MKS Selgros Lublin przegrywał w Szczecinie z miejscową Pogoń Baltica Szczecin niemalże przez całe zawody. Bolesny był wynik 20:11. Wydawało się, że jest już po meczu, tymczasem lublinianki rzuciły wszystko na jedną kartę. - Mogłyśmy to odwrócić. Jednak tego dnia od początku do końca zawodziła u nas skuteczność rzutowa. Myślę, że tylko tym przegrałyśmy, bo dochodziłyśmy do stuprocentowych sytuacji, ale dalej nie było dobrze - przyznała Kamila Skrzyniarz.
Rozgrywająca na ten sam problem zwróciła także uwagę w decydującym fragmencie rywalizacji z granatowo-bordowymi. - Przegrywając już dosyć sporą różnicą bramek udało nam się dojść, lecz w najważniejszym momencie znowu zawiodła nas skuteczność. Niestety, dwa punkty nie wracają do Lublina - dodała wyraźnie nieusatysfakcjonowana rozgrywająca.

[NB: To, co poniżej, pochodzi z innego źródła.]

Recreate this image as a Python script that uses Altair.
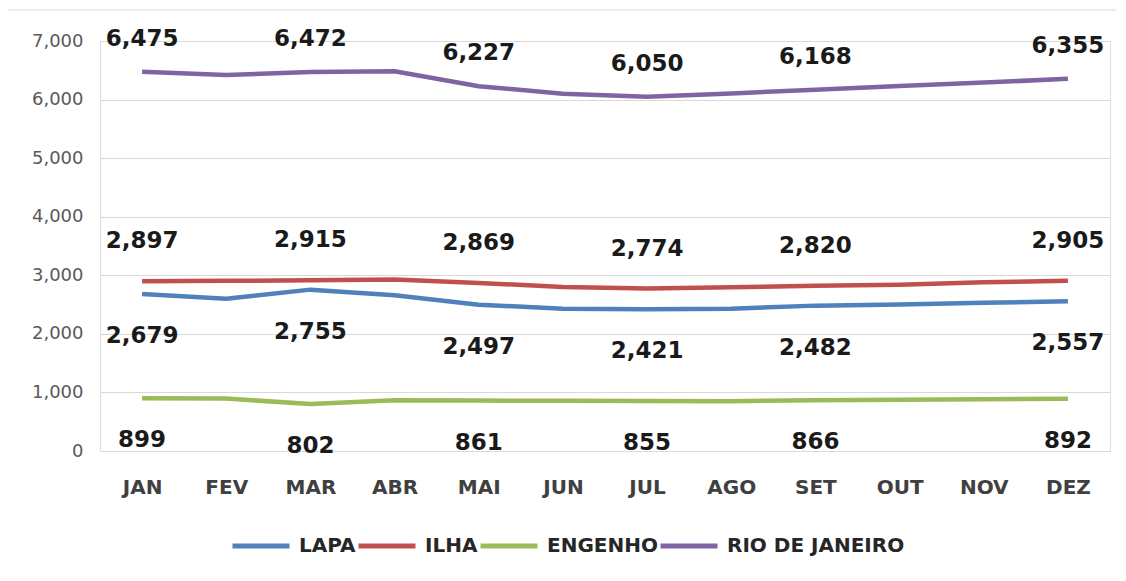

Skrzyniarz zapytana, czy częścią taktyki było szczelne pilnowanie obrotowej Kamili Szczeciny, która w poprzednich spotkaniach wyraźnie dawała się we znaki przeciwniczkom, odpowiedziała. - Nie, nie wydaje mi się. Nie miałyśmy takiej taktyki, by kryć bardzo mocno koło. Po prostu miałyśmy grać bardzo twardo w obronie. A koła bronimy zawsze, nie tylko w tym meczu, w innych też - stwierdziła szczypiornistka MKS-u Selgros.
Przypomnijmy, że lublinianki od pewnego czasu trapią liczne urazy. Do Grodu Gryfa obrońca trofeum przyjechał w 12-osobowym zestawieniu. Zdaniem naszej rozmówczyni nie to było powodem pierwszej przegranej jej drużyny. - To prawda, że przyjechało nas tylko 12, ale tak gramy już od czterech czy pięciu meczów. Wiadomo, że to zmęczenie na pewno gdzieś wychodzi, ale nie sądzę, że to była przyczyna naszej klęski. Tak naprawdę zawiodła nas tylko i wyłącznie skuteczność. Mieliśmy chyba z 15 sytuacji stuprocentowych w samej pierwszej połowie - rzuciła na koniec.